The schedule ahead is demanding. Reese and the Dream will return to action Thursday with a road game against the Indiana Fever, then host the Fever two days later. Atlanta will then face the Tempo again at State Farm Arena before beginning a four-game road trip.
That stretch could shape the next phase of Atlanta’s season. If the Dream continue winning, especially against quality opponents and through travel-heavy weeks, they will strengthen their case as serious contenders.
For Reese, the next games will also test her ability to reset emotionally and continue producing at an elite level. Her rebounding numbers suggest she has already become central to Atlanta’s identity. The question now is how far that identity can carry the team.
A Statement Game With a Lasting Image
Atlanta’s 102-77 win over Toronto had everything a contender wants: a strong response after a slow start, balanced scoring, franchise milestones and dominant rebounding from a star frontcourt player.
Yet the lasting image was Angel Reese in tears after a Flagrant 2 foul from Isabelle Harrison.
That image captured the emotional tension of professional sports. It showed how quickly a game can move from strategy and statistics to personal history and human feeling. Reese still delivered a major performance. Atlanta still won convincingly. Harrison still had a strong scoring night before her ejection.
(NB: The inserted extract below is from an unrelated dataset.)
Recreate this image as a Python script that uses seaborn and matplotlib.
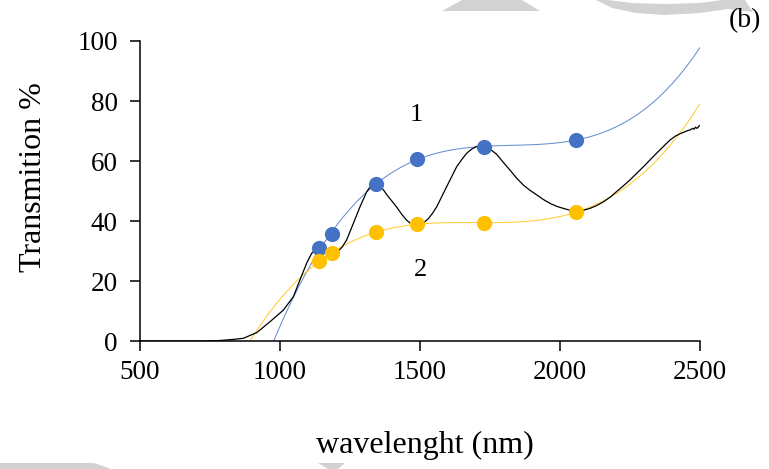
import numpy as np
import pandas as pd
import matplotlib
matplotlib.use("Agg")
import matplotlib.pyplot as plt
import seaborn as sns
from matplotlib.patches import Polygon

# ---------------- data ----------------
# measured transmission spectrum (black curve)
spec_wl = [500, 600, 700, 760, 790, 830, 869, 917, 964, 1012, 1048, 1071, 1095, 1113,
           1125, 1136, 1148, 1160, 1172, 1185, 1198, 1210, 1222, 1238, 1262, 1286,
           1310, 1325, 1336, 1346, 1358, 1370, 1381, 1400, 1417, 1435, 1452, 1466,
           1478, 1490, 1503, 1515, 1530, 1545, 1560, 1595, 1631, 1650, 1667, 1685,
           1702, 1716, 1730, 1744, 1758, 1774, 1797, 1821, 1845, 1869, 1893, 1917,
           1940, 1964, 1988, 2012, 2035, 2055, 2080, 2107, 2130, 2155, 2180, 2202,
           2226, 2250, 2274, 2298, 2322, 2345, 2370, 2393, 2412, 2429, 2445, 2458,
           2466, 2474, 2479, 2484, 2488, 2492, 2496, 2500]
spec_T = [0, 0, 0, 0.05, 0.2, 0.5, 0.9, 2.8, 6.4, 10.3, 14.8, 20.3, 25.9, 29.2,
          30.3, 30.8, 30.5, 29.6, 28.8, 28.6, 29.2, 30.2, 31.3, 33.7, 39.2, 44.8,
          49.8, 51.8, 52.5, 52.4, 51.6, 50.3, 48.8, 46.6, 44.6, 42.2, 40.3, 39.2,
          38.7, 38.6, 38.9, 39.6, 40.8, 42.6, 44.8, 51.4, 58.1, 60.6, 62.6, 64.0,
          64.8, 65.1, 65.0, 64.3, 63.4, 62.2, 59.6, 57.0, 54.3, 52.0, 50.2, 48.7,
          47.2, 45.9, 44.9, 44.2, 43.6, 43.3, 43.5, 44.2, 45.1, 46.4, 48.0, 49.8,
          51.7, 53.7, 55.9, 58.1, 60.4, 62.6, 64.9, 67.0, 68.3, 69.1, 69.7, 70.2,
          70.4, 70.9, 70.6, 71.3, 70.9, 71.1, 71.6, 71.9]

# envelope points (1 = maxima, 2 = minima)
max_wl = [1141, 1187, 1343, 1488, 1729, 2056]
max_T = [30.9, 35.8, 52.4, 60.7, 64.7, 67.0]
min_wl = [1141, 1187, 1343, 1488, 1729, 2056]
min_T = [26.7, 29.5, 36.2, 39.0, 39.4, 42.9]

x_ticks = [500, 1000, 1500, 2000, 2500]
y_ticks = [0, 20, 40, 60, 80, 100]

spec = pd.DataFrame({"wl": spec_wl, "T": spec_T})
env_max = pd.DataFrame({"wl": max_wl, "T": max_T})
env_min = pd.DataFrame({"wl": min_wl, "T": min_T})

# ---------------- style ----------------
sns.set_style("ticks")
plt.rcParams["font.family"] = ["Liberation Serif", "DejaVu Serif"]
plt.rcParams["text.color"] = "black"
plt.rcParams["axes.labelcolor"] = "black"
plt.rcParams["xtick.color"] = "black"
plt.rcParams["ytick.color"] = "black"

W, H = 769, 469
fig = plt.figure(figsize=(W / 100, H / 100), dpi=100)
ax = fig.add_axes([140 / W, 1 - 341 / H, 560 / W, 300 / H])

BLUE = "#4472C4"
ORANGE = "#FFC000"

ax.set_xlim(500, 2500)
ax.set_ylim(0, 100)

# polynomial trendlines (extended over the full x-range)
sns.regplot(data=env_max, x="wl", y="T", order=3, ci=None, truncate=False,
            scatter=False, ax=ax,
            line_kws=dict(color=BLUE, lw=0.75, alpha=0.8, zorder=1))
sns.regplot(data=env_min, x="wl", y="T", order=3, ci=None, truncate=False,
            scatter=False, ax=ax,
            line_kws=dict(color=ORANGE, lw=0.75, alpha=0.8, zorder=1))

# measured spectrum
sns.lineplot(data=spec, x="wl", y="T", color="black", lw=0.9, ax=ax,
             sort=False, zorder=2)

# envelope points
sns.scatterplot(data=env_max, x="wl", y="T", color=BLUE, s=120, linewidth=0,
                ax=ax, zorder=3)
sns.scatterplot(data=env_min, x="wl", y="T", color=ORANGE, s=120, linewidth=0,
                ax=ax, zorder=3)

ax.set_xlim(500, 2500)
ax.set_ylim(0, 100)
ax.set_xticks(x_ticks)
ax.set_yticks(y_ticks)
ax.tick_params(axis="both", labelsize=19.5, length=7, width=1.1, color="black",
               labelcolor="black", direction="out")
ax.tick_params(axis="x", pad=7)
ax.tick_params(axis="y", pad=9)
sns.despine(ax=ax)
for s in ("left", "bottom"):
    ax.spines[s].set_linewidth(1.1)
    ax.spines[s].set_color("black")

ax.set_xlabel("wavelenght (nm)", fontsize=23, color="black")
ax.set_ylabel("Transmition %", fontsize=23, color="black")
ax.xaxis.set_label_coords((425 - 140) / 560, -0.30)
ax.yaxis.set_label_coords(-0.165, 0.545)

ax.text(1486, 75.3, "1", fontsize=19, ha="center", va="center", color="black")
ax.text(1500, 23.7, "2", fontsize=19, ha="center", va="center", color="black")
fig.text(745 / W, 1 - 21 / H, "(b)", fontsize=20, ha="center", va="center",
         color="black")

# light grey watermark fragments at the page edges
def px_poly(pts):
    return Polygon([(x / W, 1 - y / H) for x, y in pts], closed=True,
                   transform=fig.transFigure, facecolor="#D2D2D2",
                   edgecolor="none", zorder=0)

wm = [
    [(442, 11), (540, 11), (522, 0), (462, 0)],
    [(596, 0), (612, 8), (636, 13), (665, 15), (700, 13), (728, 9), (753, 12),
     (745, 0), (722, 0), (700, 3), (665, 4), (632, 3), (608, 0)],
    [(0, 463), (94, 463), (111, 469), (0, 469)],
    [(318, 463), (345, 463), (338, 469), (328, 469)],
]
for p in wm:
    fig.patches.append(px_poly(p))

fig.savefig("out.png", dpi=100)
But the moment between them added a deeper layer to the result.
For the Dream, the win reinforced their status as one of the league’s most dangerous teams. For Reese, it added another chapter to a season defined by production, visibility and emotional intensity. For Harrison and Toronto, it became a difficult flashpoint in a game that slipped away after a promising start.
The next meeting between Atlanta and Toronto will now carry added attention. Not because the incident should define either player, but because it reminded everyone watching that the WNBA’s biggest stories are often built at the intersection of competition, history and emotion.